Soul's Cloud-Native Gateway Best Practices

1. Company Introduction

Soul is a product based on interest maps and playing patterns, which is a virtual social network platform for young people. Founded in 2016, Soul is committed to creating a social meta-universe for young people with the ultimate vision of no more lonely people. In Soul, users can freely express themselves, recognize others, explore the world, exchange interests and opinions, gain spiritual resonance and identity, obtain information in communication, and build new, quality relationships.

2. Challenges

2.1 Long Multi-Layer Gateway Link

Soul began to try container service in 2020. Container ingress gateway (Ingress-Nginx), microservice gateway, and SLB + the Tengine of the unified access layer appeared in the container transformation phase of ECS. This has resulted in a multi-gateway architecture.
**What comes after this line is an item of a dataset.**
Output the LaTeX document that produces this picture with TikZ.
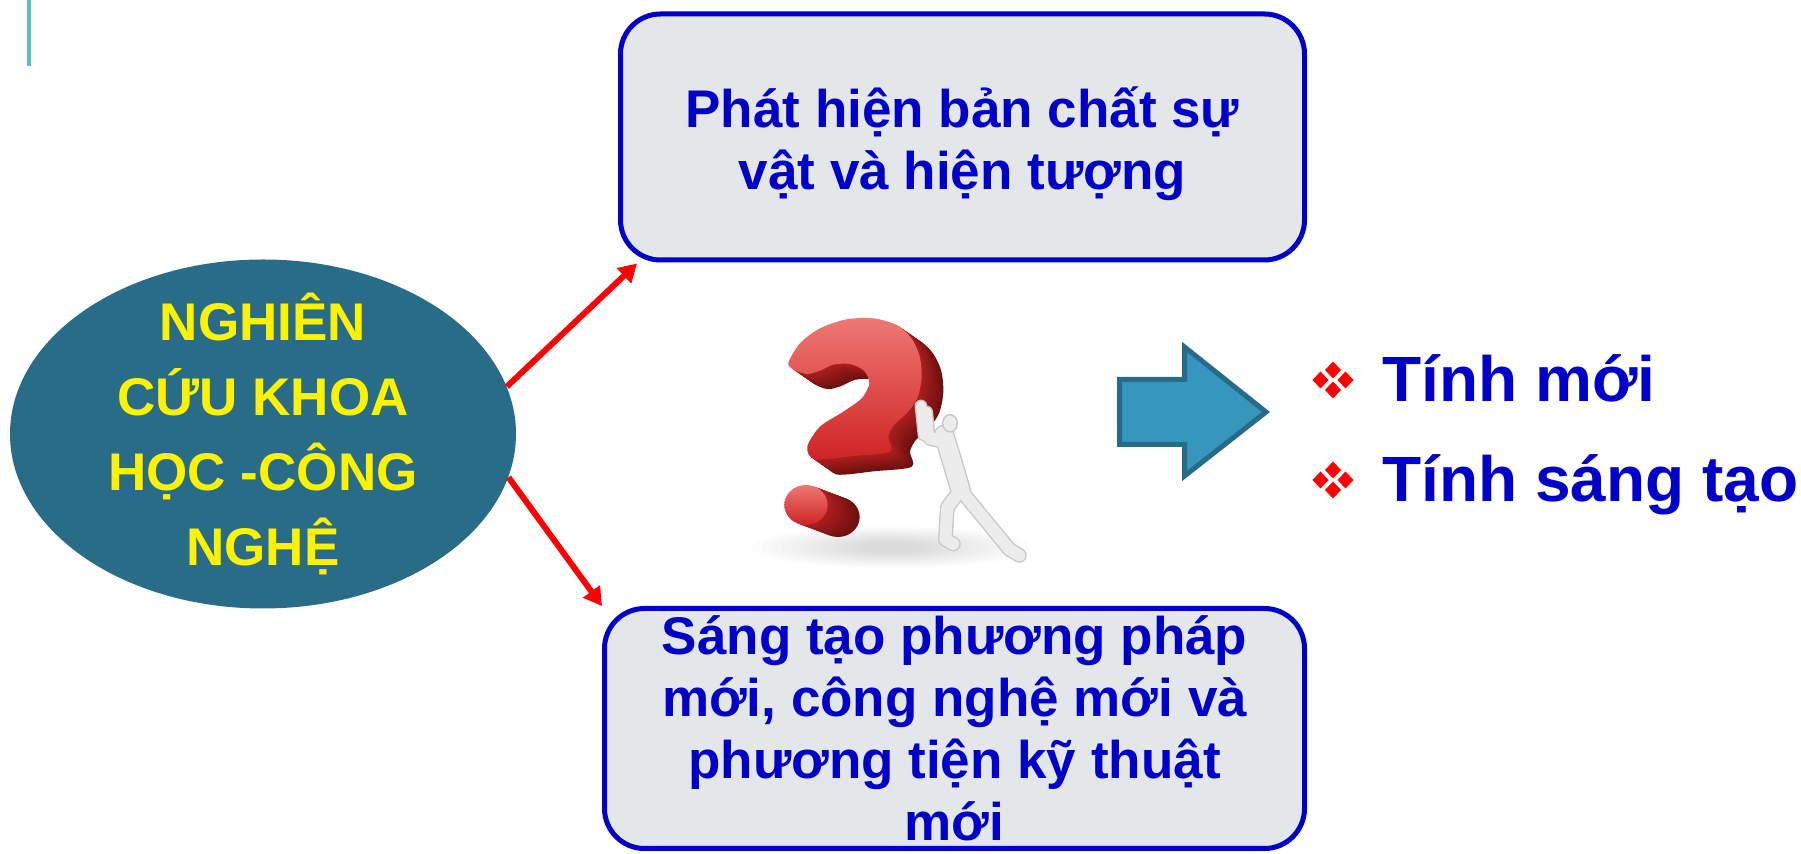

The long link brings about the problems of cost and RT. The investigation of a request exception requires a lot of manpower to solve, and the positioning problem is costly.

2.2 Ingress-Nginx Open-Source Issue

In 2023, the Ingress-Nginx community gives more feedback about stability and security problems. Soul temporarily stops receiving new features, which is a huge hidden danger.

2.3 gRPC Forwarding Load Imbalance

Some internal network services open gRPC ingress. gRPC is based on HTTP/2, which is designed as a long-standing TCP connection through which all are multiplexed. This reduces the overhead of managing connections but introduces new problems in load balancing.
Since we cannot balance at the connection level, we need to switch from connection-level balancing to request-level balancing to do gRPC load balancing. In other words, we need to open an HTTP/2 connection to each destination and balance the requests between these connections.
This means we need the 7-layer load balancing. The Service core of Kubernetes uses kube proxy, which is the 4-layer load balancing, so it cannot meet our requirements.
Currently, an independent envoy + headless solution is used to solve the gPRC forwarding imbalance problem. SLB exposes the envoy port for other services to call. However, the maintenance cost is high, and envoy node resources are more likely to be wasted.

2.4 Ingress Stability and Limitations

Due to the uncertainty of business, the number of connections of the Nginx ingress controller increases suddenly with the fluctuation of business requests, resulting in health check failure. The upstream detection of the Nginx ingress controller takes time and failure accumulation, resulting in a large number of failed or retried user requests at this stage (as shown below):

HTTP routing only supports host and path match. There is no general configuration for advanced routing functions, which can only be implemented through annotation. For example, to realize URL redirection using Nginx Ingress Controller, we need to configure nginx.ingress.kubernetes.io/rewrite-target annotation, which can no longer meet the requirements of programmable routing.
Services in different namespaces often need to be bound to the same gateway, and the ingress gateway cannot be shared among multiple namespaces. This makes it more difficult to split Ingress-Nginx and Ingress-Controller.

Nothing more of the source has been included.